Des villages dévastés, des familles séparées et des soldats endurcis: les scènes tragiques de l’invasion russe de l’Ukraine ont été adaptées au Teater Katapult à Aarhus, par des acteurs ukrainiens exilés au Danemark.
La pièce Opération spéciale, jouée samedi soir à Aarhus, la deuxième ville danoise, a été écrite par Anatoliy Zinovenko, un acteur bien connu en Ukraine pour ses performances au cinéma, à la télévision ou au théâtre. Avec son titre faisant directement référence au qualificatif euphémique « opération militaire spéciale » forgé par Vladimir Poutine et le Kremlin pour désigner la guerre en Ukraine, elle raconte le huis clos entre deux femmes ukrainiennes, seules rescapées d’une attaque russe, et un soldat russe blessé dont elles décideront du sort.
Acteur expérimenté de 62 ans, dont la carrière a commencé sous l’ère soviétique, Anatoliy Zinovenko n’avait jamais écrit de pièce de théâtre avant la guerre. Mais « c’est l’Ukraine » qui a cette fois guidé sa plume. « Tout ce qui était dans mon coeur, c’est sorti sur le papier. Tout ce que j’avais entendu, vu et compris, je voulais que tout soit couché sur le papier ».
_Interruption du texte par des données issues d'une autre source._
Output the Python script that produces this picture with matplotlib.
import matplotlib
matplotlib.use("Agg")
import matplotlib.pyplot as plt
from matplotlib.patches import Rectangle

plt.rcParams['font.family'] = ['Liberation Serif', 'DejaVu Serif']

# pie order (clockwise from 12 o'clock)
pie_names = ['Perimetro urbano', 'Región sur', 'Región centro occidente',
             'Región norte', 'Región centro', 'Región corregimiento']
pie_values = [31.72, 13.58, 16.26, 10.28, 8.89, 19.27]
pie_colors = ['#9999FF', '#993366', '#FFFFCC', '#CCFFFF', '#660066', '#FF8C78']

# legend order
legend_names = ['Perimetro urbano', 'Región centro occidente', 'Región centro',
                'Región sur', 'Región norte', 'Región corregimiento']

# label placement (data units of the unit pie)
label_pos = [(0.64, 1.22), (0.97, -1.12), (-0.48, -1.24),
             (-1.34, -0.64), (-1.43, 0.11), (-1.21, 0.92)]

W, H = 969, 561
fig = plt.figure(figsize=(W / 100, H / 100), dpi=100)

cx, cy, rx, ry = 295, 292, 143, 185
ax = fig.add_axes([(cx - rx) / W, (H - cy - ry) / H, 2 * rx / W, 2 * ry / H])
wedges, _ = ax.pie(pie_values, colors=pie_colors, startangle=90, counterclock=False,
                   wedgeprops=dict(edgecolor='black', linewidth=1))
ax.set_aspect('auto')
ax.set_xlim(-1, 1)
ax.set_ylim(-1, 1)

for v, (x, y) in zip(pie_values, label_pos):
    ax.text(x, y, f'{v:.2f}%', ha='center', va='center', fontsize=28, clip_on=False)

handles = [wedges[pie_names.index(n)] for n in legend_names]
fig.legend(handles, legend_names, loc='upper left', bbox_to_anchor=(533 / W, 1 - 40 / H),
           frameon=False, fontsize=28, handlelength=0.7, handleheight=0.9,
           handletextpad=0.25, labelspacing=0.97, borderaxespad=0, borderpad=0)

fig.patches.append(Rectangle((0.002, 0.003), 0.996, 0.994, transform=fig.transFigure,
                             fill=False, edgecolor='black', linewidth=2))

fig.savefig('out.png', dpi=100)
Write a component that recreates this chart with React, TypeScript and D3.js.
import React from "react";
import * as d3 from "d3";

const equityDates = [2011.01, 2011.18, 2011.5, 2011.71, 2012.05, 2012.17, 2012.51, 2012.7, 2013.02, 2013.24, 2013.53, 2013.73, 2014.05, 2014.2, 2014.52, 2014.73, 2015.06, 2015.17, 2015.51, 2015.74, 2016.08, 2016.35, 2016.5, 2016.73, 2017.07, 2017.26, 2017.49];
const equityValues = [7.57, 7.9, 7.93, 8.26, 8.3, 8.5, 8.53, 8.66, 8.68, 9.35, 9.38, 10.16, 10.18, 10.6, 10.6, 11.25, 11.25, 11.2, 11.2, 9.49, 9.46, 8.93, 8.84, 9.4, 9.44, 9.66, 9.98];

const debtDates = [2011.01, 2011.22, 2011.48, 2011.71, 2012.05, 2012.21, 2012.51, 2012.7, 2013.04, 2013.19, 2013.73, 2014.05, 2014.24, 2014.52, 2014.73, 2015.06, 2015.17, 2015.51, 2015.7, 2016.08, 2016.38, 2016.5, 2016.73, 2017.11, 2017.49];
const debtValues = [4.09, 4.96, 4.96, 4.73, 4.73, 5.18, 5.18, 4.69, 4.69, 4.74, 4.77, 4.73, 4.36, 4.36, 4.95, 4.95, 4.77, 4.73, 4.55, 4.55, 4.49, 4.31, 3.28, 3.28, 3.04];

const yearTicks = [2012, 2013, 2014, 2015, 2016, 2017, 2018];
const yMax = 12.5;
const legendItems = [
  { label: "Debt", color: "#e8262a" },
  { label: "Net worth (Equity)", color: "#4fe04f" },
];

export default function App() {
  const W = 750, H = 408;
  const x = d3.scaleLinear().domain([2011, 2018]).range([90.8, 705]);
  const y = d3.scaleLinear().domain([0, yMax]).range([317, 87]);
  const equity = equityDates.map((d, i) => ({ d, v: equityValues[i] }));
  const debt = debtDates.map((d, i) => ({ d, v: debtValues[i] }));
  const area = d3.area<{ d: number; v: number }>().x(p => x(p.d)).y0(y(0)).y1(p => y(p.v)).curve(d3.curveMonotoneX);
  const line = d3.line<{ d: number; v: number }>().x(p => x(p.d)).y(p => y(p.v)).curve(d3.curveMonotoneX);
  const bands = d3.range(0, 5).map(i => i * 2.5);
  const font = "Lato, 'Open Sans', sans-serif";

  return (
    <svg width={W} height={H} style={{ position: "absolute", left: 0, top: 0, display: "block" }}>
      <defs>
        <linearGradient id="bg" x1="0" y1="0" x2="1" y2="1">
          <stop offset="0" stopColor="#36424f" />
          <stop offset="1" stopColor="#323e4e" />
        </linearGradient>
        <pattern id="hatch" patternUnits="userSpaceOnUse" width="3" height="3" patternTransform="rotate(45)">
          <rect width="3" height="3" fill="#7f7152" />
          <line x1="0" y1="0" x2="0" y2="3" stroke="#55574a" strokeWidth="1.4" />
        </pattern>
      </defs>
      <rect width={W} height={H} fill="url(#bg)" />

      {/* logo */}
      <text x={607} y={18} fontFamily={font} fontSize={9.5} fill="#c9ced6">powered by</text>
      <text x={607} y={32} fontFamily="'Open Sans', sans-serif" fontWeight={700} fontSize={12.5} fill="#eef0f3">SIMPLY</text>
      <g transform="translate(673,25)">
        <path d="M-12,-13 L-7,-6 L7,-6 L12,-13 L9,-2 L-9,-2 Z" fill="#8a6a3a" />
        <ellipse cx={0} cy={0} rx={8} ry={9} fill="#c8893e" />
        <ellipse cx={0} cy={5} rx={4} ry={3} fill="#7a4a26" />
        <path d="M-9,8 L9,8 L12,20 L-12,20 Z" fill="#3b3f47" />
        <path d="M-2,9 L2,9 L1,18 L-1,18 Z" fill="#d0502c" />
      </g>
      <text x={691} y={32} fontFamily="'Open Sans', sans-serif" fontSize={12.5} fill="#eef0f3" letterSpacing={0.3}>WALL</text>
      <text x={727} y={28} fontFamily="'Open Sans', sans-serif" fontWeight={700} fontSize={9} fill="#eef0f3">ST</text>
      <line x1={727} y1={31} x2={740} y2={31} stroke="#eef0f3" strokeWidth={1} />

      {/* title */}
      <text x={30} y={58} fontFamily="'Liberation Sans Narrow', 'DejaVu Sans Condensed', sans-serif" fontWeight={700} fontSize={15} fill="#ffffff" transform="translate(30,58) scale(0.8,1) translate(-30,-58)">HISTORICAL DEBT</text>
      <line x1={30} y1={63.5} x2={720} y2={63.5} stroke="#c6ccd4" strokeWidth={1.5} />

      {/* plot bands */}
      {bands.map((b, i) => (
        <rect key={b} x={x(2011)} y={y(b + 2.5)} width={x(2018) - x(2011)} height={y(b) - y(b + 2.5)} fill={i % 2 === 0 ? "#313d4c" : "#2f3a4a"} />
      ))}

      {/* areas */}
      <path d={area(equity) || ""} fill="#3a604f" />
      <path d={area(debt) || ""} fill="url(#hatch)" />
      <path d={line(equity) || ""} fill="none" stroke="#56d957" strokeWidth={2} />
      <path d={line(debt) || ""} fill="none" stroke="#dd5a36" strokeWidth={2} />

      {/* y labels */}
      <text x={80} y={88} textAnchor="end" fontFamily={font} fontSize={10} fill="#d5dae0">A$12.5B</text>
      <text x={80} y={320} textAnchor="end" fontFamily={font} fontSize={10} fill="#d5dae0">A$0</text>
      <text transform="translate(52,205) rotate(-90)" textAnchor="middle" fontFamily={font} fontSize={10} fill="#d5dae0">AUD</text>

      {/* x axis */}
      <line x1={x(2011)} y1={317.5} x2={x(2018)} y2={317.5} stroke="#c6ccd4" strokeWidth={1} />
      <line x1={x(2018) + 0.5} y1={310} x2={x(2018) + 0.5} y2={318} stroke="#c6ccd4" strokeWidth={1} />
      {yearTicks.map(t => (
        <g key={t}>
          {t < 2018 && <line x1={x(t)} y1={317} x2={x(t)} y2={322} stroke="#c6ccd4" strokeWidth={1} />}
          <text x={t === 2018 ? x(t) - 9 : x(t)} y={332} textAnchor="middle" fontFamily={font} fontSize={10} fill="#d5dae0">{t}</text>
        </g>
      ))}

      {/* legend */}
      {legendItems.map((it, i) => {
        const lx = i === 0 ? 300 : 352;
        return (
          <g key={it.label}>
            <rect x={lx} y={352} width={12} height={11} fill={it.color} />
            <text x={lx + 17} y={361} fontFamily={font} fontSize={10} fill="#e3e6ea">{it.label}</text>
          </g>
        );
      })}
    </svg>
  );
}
Lui et sa femme Tetyana – qui tient un des trois rôles principaux de la pièce – avaient été contraints de fuir Kiev dix jours après le début de l’invasion fin février 2022, lorsque les roquettes et les hélicoptères volaient au-dessus de chez eux. « C’était impossible à comprendre, personne ne croyait qu’il y aurait une guerre, mais c’est arrivé », explique le metteur en scène, qui joue dans la pièce le rôle du Russe blessé.
« Plus humain »
Abandonné par sa section, le militaire s’introduit dans un logement où il se retrouve chez deux Ukrainiennes, seules survivantes d’une attaque contre leur village. Aider le blessé ou s’offrir une revanche? Le dilemme des deux femmes est une histoire d’ « héroïsme, d’humanité et de spritualité », résume Anatoliy Zinovenko. « Les femmes, qui ont échangé leur position avec l’occupant, ont l’opportunité de le tuer. Mais elles ne le tuent pas. Pourquoi? Parce qu’elles n’en sont pas capables ».
Les producteurs de la pièce d’une heure – qui en est à sa seizième représentation à travers le Danemark – y voient un « pont culturel » entre l’Ukraine et le paisible pays scandinave, qui a accueilli 30.000 Ukrainiens depuis l’an dernier malgré une ligne jusque-là très dure contre les demandeurs d’asile.
« Au Danemark, nous ne vivons cette guerre que via les médias, les prix de l’électricité et de l’alimentation », explique Torben Dahl le directeur du théâtre Katapult, qui accueille la petite troupe ukrainienne. « Ce que nous voulons c’est que les gens au Danemark vivent cette situation sur un plan plus humain ».
Mardi à Copenhague, le ballet et l’orchestre national d’Ukraine doivent se produire au théâtre royal, en présence de la reine du Danemark Margrethe II, pour lever des fonds pour leur pays.
Les bénéfices d’Opération spéciale sont eux aussi reversés à des ONG humanitaires actives en Ukraine.
Selon l’Unesco, la branche culturelle des Nations Unies, plus de 250 sites culturels ont été endommagés ou détruits en Ukraine, dont le théâtre de Marioupol, bombardé alors qu’il servait d’abri identifié pour de nombreux civils.
« Beaucoup d’artistes sont désormais sur le front. Beaucoup de mes proches combattent », explique Anatoliy Zinovenko, dont le frère cadet sert sous l’uniforme ukrainien. « J’espère que nous jouerons la pièce pas seulement au Danemark, mais aussi bien sûr en Ukraine », conclut le metteur en scène.